Goal of the exercise ▸ Give back the full listing verbatim, apart from its images.

>> Start Dataset section

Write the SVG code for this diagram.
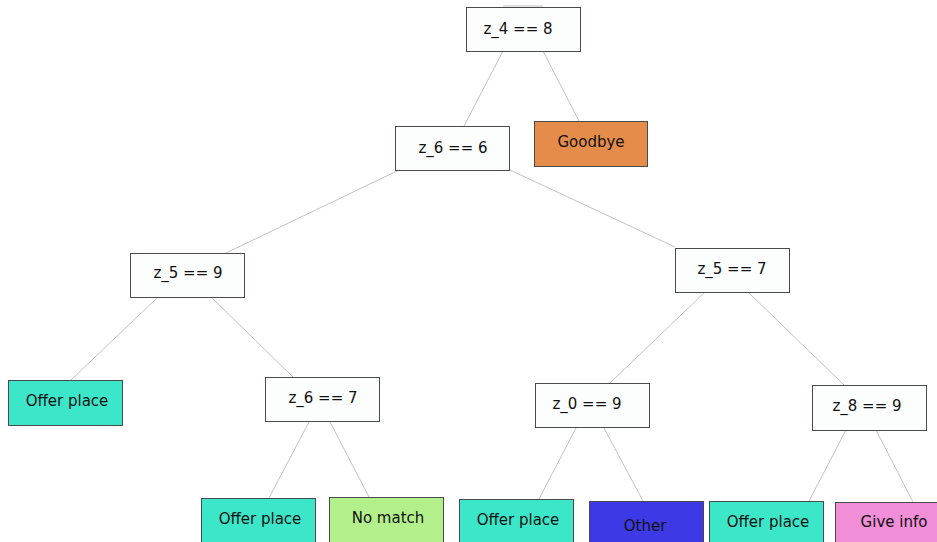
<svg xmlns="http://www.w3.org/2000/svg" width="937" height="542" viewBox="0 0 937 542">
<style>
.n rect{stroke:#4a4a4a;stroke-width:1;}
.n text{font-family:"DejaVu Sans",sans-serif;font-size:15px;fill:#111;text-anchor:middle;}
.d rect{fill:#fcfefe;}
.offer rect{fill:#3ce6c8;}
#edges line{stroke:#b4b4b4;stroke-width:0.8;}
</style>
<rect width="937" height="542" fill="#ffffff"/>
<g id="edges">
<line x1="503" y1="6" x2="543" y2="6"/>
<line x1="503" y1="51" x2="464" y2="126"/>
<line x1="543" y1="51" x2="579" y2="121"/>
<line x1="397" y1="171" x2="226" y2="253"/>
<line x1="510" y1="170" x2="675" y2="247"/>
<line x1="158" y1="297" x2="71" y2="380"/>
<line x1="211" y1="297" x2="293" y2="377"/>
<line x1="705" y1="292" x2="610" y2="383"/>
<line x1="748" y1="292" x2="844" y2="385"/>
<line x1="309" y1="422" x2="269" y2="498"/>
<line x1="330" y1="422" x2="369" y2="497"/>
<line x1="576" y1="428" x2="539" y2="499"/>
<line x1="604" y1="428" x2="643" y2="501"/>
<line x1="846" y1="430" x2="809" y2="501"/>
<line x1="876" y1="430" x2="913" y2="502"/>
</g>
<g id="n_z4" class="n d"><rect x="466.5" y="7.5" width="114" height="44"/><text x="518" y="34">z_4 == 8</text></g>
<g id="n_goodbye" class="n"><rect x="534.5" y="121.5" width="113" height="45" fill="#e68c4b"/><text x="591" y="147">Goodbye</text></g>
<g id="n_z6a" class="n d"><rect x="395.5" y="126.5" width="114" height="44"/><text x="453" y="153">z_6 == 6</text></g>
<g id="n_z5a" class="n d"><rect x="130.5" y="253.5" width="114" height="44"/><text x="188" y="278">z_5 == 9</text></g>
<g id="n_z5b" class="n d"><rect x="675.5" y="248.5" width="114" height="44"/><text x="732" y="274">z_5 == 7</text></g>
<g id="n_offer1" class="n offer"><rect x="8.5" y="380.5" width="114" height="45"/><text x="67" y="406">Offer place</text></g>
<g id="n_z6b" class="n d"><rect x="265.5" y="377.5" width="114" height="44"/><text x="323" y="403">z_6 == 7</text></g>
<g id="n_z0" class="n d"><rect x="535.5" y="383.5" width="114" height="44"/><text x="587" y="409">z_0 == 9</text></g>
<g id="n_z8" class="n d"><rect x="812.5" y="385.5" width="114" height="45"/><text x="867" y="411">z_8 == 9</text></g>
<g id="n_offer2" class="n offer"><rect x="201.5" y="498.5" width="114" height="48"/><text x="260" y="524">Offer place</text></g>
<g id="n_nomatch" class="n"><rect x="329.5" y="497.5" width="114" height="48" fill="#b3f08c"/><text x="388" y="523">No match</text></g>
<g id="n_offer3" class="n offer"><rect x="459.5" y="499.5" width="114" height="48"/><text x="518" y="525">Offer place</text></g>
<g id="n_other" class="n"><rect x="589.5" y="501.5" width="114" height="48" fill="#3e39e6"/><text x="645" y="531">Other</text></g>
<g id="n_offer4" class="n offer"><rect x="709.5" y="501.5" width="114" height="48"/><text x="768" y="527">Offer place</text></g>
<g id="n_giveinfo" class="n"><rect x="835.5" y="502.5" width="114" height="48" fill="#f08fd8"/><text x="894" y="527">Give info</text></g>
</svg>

>> End Dataset section

Reply to the exercise ▸
Write the SVG code for this diagram.
<svg xmlns="http://www.w3.org/2000/svg" width="937" height="542" viewBox="0 0 937 542">
<style>
.n rect{stroke:#4a4a4a;stroke-width:1;}
.n text{font-family:"DejaVu Sans",sans-serif;font-size:15px;fill:#111;text-anchor:middle;}
.d rect{fill:#fcfefe;}
.offer rect{fill:#3ce6c8;}
#edges line{stroke:#b4b4b4;stroke-width:0.8;}
</style>
<rect width="937" height="542" fill="#ffffff"/>
<g id="edges">
<line x1="503" y1="6" x2="543" y2="6"/>
<line x1="503" y1="51" x2="464" y2="126"/>
<line x1="543" y1="51" x2="579" y2="121"/>
<line x1="397" y1="171" x2="226" y2="253"/>
<line x1="510" y1="170" x2="675" y2="247"/>
<line x1="158" y1="297" x2="71" y2="380"/>
<line x1="211" y1="297" x2="293" y2="377"/>
<line x1="705" y1="292" x2="610" y2="383"/>
<line x1="748" y1="292" x2="844" y2="385"/>
<line x1="309" y1="422" x2="269" y2="498"/>
<line x1="330" y1="422" x2="369" y2="497"/>
<line x1="576" y1="428" x2="539" y2="499"/>
<line x1="604" y1="428" x2="643" y2="501"/>
<line x1="846" y1="430" x2="809" y2="501"/>
<line x1="876" y1="430" x2="913" y2="502"/>
</g>
<g id="n_z4" class="n d"><rect x="466.5" y="7.5" width="114" height="44"/><text x="518" y="34">z_4 == 8</text></g>
<g id="n_goodbye" class="n"><rect x="534.5" y="121.5" width="113" height="45" fill="#e68c4b"/><text x="591" y="147">Goodbye</text></g>
<g id="n_z6a" class="n d"><rect x="395.5" y="126.5" width="114" height="44"/><text x="453" y="153">z_6 == 6</text></g>
<g id="n_z5a" class="n d"><rect x="130.5" y="253.5" width="114" height="44"/><text x="188" y="278">z_5 == 9</text></g>
<g id="n_z5b" class="n d"><rect x="675.5" y="248.5" width="114" height="44"/><text x="732" y="274">z_5 == 7</text></g>
<g id="n_offer1" class="n offer"><rect x="8.5" y="380.5" width="114" height="45"/><text x="67" y="406">Offer place</text></g>
<g id="n_z6b" class="n d"><rect x="265.5" y="377.5" width="114" height="44"/><text x="323" y="403">z_6 == 7</text></g>
<g id="n_z0" class="n d"><rect x="535.5" y="383.5" width="114" height="44"/><text x="587" y="409">z_0 == 9</text></g>
<g id="n_z8" class="n d"><rect x="812.5" y="385.5" width="114" height="45"/><text x="867" y="411">z_8 == 9</text></g>
<g id="n_offer2" class="n offer"><rect x="201.5" y="498.5" width="114" height="48"/><text x="260" y="524">Offer place</text></g>
<g id="n_nomatch" class="n"><rect x="329.5" y="497.5" width="114" height="48" fill="#b3f08c"/><text x="388" y="523">No match</text></g>
<g id="n_offer3" class="n offer"><rect x="459.5" y="499.5" width="114" height="48"/><text x="518" y="525">Offer place</text></g>
<g id="n_other" class="n"><rect x="589.5" y="501.5" width="114" height="48" fill="#3e39e6"/><text x="645" y="531">Other</text></g>
<g id="n_offer4" class="n offer"><rect x="709.5" y="501.5" width="114" height="48"/><text x="768" y="527">Offer place</text></g>
<g id="n_giveinfo" class="n"><rect x="835.5" y="502.5" width="114" height="48" fill="#f08fd8"/><text x="894" y="527">Give info</text></g>
</svg>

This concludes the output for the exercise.